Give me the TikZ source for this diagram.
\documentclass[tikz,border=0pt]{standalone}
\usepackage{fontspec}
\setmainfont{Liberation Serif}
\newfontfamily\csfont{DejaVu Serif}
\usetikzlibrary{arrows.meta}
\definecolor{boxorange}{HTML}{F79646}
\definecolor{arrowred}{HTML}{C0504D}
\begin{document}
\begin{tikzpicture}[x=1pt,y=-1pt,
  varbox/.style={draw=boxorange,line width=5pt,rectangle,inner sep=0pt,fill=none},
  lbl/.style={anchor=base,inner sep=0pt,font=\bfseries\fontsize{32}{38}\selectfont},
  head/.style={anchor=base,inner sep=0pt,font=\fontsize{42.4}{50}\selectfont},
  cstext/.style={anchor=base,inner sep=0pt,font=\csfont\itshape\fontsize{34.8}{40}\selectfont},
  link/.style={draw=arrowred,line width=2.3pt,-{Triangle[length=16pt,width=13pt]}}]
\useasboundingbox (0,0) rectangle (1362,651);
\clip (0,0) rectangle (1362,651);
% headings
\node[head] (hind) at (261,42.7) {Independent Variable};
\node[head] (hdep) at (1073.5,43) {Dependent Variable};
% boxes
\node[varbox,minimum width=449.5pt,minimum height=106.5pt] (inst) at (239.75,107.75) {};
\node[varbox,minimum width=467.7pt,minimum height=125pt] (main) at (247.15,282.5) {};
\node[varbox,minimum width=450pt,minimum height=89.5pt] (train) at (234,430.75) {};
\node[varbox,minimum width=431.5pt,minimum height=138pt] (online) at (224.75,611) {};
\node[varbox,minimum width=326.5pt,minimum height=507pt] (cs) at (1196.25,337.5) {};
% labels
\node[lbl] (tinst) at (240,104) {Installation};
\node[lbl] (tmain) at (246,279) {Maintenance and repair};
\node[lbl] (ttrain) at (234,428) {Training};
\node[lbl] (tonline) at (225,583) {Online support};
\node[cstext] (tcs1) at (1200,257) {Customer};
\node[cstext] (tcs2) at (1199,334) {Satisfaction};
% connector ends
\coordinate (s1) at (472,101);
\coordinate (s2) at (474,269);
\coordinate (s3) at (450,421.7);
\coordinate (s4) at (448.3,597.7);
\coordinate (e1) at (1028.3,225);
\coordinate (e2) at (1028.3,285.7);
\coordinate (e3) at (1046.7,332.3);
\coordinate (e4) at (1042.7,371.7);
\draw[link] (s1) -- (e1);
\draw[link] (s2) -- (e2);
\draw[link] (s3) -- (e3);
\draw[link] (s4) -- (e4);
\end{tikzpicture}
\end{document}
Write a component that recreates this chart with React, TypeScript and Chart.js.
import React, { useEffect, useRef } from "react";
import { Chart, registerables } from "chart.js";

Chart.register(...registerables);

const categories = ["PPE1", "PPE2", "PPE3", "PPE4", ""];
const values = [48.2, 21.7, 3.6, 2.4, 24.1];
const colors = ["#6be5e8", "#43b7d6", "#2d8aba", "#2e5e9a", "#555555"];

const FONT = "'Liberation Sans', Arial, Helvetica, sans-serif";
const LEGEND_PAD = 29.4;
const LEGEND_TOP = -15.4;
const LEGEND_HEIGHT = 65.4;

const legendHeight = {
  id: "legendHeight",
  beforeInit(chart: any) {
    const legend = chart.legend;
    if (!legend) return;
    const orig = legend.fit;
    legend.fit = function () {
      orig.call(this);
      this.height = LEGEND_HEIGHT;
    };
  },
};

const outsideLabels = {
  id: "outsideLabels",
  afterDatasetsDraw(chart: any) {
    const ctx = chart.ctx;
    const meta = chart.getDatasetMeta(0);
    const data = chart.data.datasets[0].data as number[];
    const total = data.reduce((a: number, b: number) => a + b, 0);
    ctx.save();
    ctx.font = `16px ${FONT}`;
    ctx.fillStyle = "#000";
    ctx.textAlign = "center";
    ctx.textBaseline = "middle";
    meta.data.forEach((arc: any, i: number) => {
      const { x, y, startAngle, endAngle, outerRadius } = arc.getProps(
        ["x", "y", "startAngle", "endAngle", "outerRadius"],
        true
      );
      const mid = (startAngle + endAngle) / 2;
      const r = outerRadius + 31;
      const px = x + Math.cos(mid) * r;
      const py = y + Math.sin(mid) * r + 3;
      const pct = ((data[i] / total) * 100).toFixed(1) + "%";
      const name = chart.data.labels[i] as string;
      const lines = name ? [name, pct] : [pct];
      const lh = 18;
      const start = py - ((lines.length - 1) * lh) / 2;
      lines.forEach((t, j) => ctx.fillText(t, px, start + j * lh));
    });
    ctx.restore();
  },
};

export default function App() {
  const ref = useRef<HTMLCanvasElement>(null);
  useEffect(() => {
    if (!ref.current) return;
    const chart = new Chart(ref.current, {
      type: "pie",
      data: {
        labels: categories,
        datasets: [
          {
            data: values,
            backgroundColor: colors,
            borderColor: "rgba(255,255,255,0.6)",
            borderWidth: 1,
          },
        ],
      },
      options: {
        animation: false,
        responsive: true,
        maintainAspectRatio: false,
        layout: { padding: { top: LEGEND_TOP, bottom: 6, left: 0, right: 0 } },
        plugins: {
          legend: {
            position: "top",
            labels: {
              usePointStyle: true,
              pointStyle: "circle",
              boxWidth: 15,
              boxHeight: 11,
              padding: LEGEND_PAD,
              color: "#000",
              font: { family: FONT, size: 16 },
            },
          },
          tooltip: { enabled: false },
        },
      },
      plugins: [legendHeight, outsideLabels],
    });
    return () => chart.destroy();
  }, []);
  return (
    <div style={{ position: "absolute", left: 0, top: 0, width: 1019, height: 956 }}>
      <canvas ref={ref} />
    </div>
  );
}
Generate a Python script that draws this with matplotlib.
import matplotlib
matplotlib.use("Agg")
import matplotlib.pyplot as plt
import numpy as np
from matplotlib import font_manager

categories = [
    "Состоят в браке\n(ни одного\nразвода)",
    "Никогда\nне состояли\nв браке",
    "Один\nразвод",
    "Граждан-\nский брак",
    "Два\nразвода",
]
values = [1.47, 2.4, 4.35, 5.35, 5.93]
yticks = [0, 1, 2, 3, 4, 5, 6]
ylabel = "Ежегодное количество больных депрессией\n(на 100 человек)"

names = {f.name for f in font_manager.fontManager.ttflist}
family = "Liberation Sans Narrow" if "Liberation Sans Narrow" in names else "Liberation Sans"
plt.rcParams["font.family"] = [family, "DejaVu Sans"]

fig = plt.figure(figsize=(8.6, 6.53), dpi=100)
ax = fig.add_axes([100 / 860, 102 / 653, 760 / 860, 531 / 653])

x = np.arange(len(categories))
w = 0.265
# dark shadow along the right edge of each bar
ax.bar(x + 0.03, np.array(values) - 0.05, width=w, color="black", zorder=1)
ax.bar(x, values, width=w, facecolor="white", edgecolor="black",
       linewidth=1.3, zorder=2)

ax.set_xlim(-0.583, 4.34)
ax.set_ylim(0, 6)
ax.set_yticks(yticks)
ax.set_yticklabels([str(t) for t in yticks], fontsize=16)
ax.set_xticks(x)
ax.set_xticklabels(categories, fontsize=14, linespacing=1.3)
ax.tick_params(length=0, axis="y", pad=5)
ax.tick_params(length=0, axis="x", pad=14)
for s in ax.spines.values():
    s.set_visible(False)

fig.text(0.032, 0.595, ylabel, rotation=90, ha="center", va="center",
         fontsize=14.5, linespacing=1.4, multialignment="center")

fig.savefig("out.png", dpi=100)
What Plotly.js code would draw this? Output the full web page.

**What you will do**
Repeat each record exactly, leaving nothing out.

**Output of the exercise**
Give me the TikZ source for this diagram.
\documentclass[tikz,border=0pt]{standalone}
\usepackage{fontspec}
\setmainfont{Liberation Serif}
\newfontfamily\csfont{DejaVu Serif}
\usetikzlibrary{arrows.meta}
\definecolor{boxorange}{HTML}{F79646}
\definecolor{arrowred}{HTML}{C0504D}
\begin{document}
\begin{tikzpicture}[x=1pt,y=-1pt,
  varbox/.style={draw=boxorange,line width=5pt,rectangle,inner sep=0pt,fill=none},
  lbl/.style={anchor=base,inner sep=0pt,font=\bfseries\fontsize{32}{38}\selectfont},
  head/.style={anchor=base,inner sep=0pt,font=\fontsize{42.4}{50}\selectfont},
  cstext/.style={anchor=base,inner sep=0pt,font=\csfont\itshape\fontsize{34.8}{40}\selectfont},
  link/.style={draw=arrowred,line width=2.3pt,-{Triangle[length=16pt,width=13pt]}}]
\useasboundingbox (0,0) rectangle (1362,651);
\clip (0,0) rectangle (1362,651);
% headings
\node[head] (hind) at (261,42.7) {Independent Variable};
\node[head] (hdep) at (1073.5,43) {Dependent Variable};
% boxes
\node[varbox,minimum width=449.5pt,minimum height=106.5pt] (inst) at (239.75,107.75) {};
\node[varbox,minimum width=467.7pt,minimum height=125pt] (main) at (247.15,282.5) {};
\node[varbox,minimum width=450pt,minimum height=89.5pt] (train) at (234,430.75) {};
\node[varbox,minimum width=431.5pt,minimum height=138pt] (online) at (224.75,611) {};
\node[varbox,minimum width=326.5pt,minimum height=507pt] (cs) at (1196.25,337.5) {};
% labels
\node[lbl] (tinst) at (240,104) {Installation};
\node[lbl] (tmain) at (246,279) {Maintenance and repair};
\node[lbl] (ttrain) at (234,428) {Training};
\node[lbl] (tonline) at (225,583) {Online support};
\node[cstext] (tcs1) at (1200,257) {Customer};
\node[cstext] (tcs2) at (1199,334) {Satisfaction};
% connector ends
\coordinate (s1) at (472,101);
\coordinate (s2) at (474,269);
\coordinate (s3) at (450,421.7);
\coordinate (s4) at (448.3,597.7);
\coordinate (e1) at (1028.3,225);
\coordinate (e2) at (1028.3,285.7);
\coordinate (e3) at (1046.7,332.3);
\coordinate (e4) at (1042.7,371.7);
\draw[link] (s1) -- (e1);
\draw[link] (s2) -- (e2);
\draw[link] (s3) -- (e3);
\draw[link] (s4) -- (e4);
\end{tikzpicture}
\end{document}
Write a component that recreates this chart with React, TypeScript and Chart.js.
import React, { useEffect, useRef } from "react";
import { Chart, registerables } from "chart.js";

Chart.register(...registerables);

const categories = ["PPE1", "PPE2", "PPE3", "PPE4", ""];
const values = [48.2, 21.7, 3.6, 2.4, 24.1];
const colors = ["#6be5e8", "#43b7d6", "#2d8aba", "#2e5e9a", "#555555"];

const FONT = "'Liberation Sans', Arial, Helvetica, sans-serif";
const LEGEND_PAD = 29.4;
const LEGEND_TOP = -15.4;
const LEGEND_HEIGHT = 65.4;

const legendHeight = {
  id: "legendHeight",
  beforeInit(chart: any) {
    const legend = chart.legend;
    if (!legend) return;
    const orig = legend.fit;
    legend.fit = function () {
      orig.call(this);
      this.height = LEGEND_HEIGHT;
    };
  },
};

const outsideLabels = {
  id: "outsideLabels",
  afterDatasetsDraw(chart: any) {
    const ctx = chart.ctx;
    const meta = chart.getDatasetMeta(0);
    const data = chart.data.datasets[0].data as number[];
    const total = data.reduce((a: number, b: number) => a + b, 0);
    ctx.save();
    ctx.font = `16px ${FONT}`;
    ctx.fillStyle = "#000";
    ctx.textAlign = "center";
    ctx.textBaseline = "middle";
    meta.data.forEach((arc: any, i: number) => {
      const { x, y, startAngle, endAngle, outerRadius } = arc.getProps(
        ["x", "y", "startAngle", "endAngle", "outerRadius"],
        true
      );
      const mid = (startAngle + endAngle) / 2;
      const r = outerRadius + 31;
      const px = x + Math.cos(mid) * r;
      const py = y + Math.sin(mid) * r + 3;
      const pct = ((data[i] / total) * 100).toFixed(1) + "%";
      const name = chart.data.labels[i] as string;
      const lines = name ? [name, pct] : [pct];
      const lh = 18;
      const start = py - ((lines.length - 1) * lh) / 2;
      lines.forEach((t, j) => ctx.fillText(t, px, start + j * lh));
    });
    ctx.restore();
  },
};

export default function App() {
  const ref = useRef<HTMLCanvasElement>(null);
  useEffect(() => {
    if (!ref.current) return;
    const chart = new Chart(ref.current, {
      type: "pie",
      data: {
        labels: categories,
        datasets: [
          {
            data: values,
            backgroundColor: colors,
            borderColor: "rgba(255,255,255,0.6)",
            borderWidth: 1,
          },
        ],
      },
      options: {
        animation: false,
        responsive: true,
        maintainAspectRatio: false,
        layout: { padding: { top: LEGEND_TOP, bottom: 6, left: 0, right: 0 } },
        plugins: {
          legend: {
            position: "top",
            labels: {
              usePointStyle: true,
              pointStyle: "circle",
              boxWidth: 15,
              boxHeight: 11,
              padding: LEGEND_PAD,
              color: "#000",
              font: { family: FONT, size: 16 },
            },
          },
          tooltip: { enabled: false },
        },
      },
      plugins: [legendHeight, outsideLabels],
    });
    return () => chart.destroy();
  }, []);
  return (
    <div style={{ position: "absolute", left: 0, top: 0, width: 1019, height: 956 }}>
      <canvas ref={ref} />
    </div>
  );
}
Generate a Python script that draws this with matplotlib.
import matplotlib
matplotlib.use("Agg")
import matplotlib.pyplot as plt
import numpy as np
from matplotlib import font_manager

categories = [
    "Состоят в браке\n(ни одного\nразвода)",
    "Никогда\nне состояли\nв браке",
    "Один\nразвод",
    "Граждан-\nский брак",
    "Два\nразвода",
]
values = [1.47, 2.4, 4.35, 5.35, 5.93]
yticks = [0, 1, 2, 3, 4, 5, 6]
ylabel = "Ежегодное количество больных депрессией\n(на 100 человек)"

names = {f.name for f in font_manager.fontManager.ttflist}
family = "Liberation Sans Narrow" if "Liberation Sans Narrow" in names else "Liberation Sans"
plt.rcParams["font.family"] = [family, "DejaVu Sans"]

fig = plt.figure(figsize=(8.6, 6.53), dpi=100)
ax = fig.add_axes([100 / 860, 102 / 653, 760 / 860, 531 / 653])

x = np.arange(len(categories))
w = 0.265
# dark shadow along the right edge of each bar
ax.bar(x + 0.03, np.array(values) - 0.05, width=w, color="black", zorder=1)
ax.bar(x, values, width=w, facecolor="white", edgecolor="black",
       linewidth=1.3, zorder=2)

ax.set_xlim(-0.583, 4.34)
ax.set_ylim(0, 6)
ax.set_yticks(yticks)
ax.set_yticklabels([str(t) for t in yticks], fontsize=16)
ax.set_xticks(x)
ax.set_xticklabels(categories, fontsize=14, linespacing=1.3)
ax.tick_params(length=0, axis="y", pad=5)
ax.tick_params(length=0, axis="x", pad=14)
for s in ax.spines.values():
    s.set_visible(False)

fig.text(0.032, 0.595, ylabel, rotation=90, ha="center", va="center",
         fontsize=14.5, linespacing=1.4, multialignment="center")

fig.savefig("out.png", dpi=100)
What Plotly.js code would draw this? Output the full web page.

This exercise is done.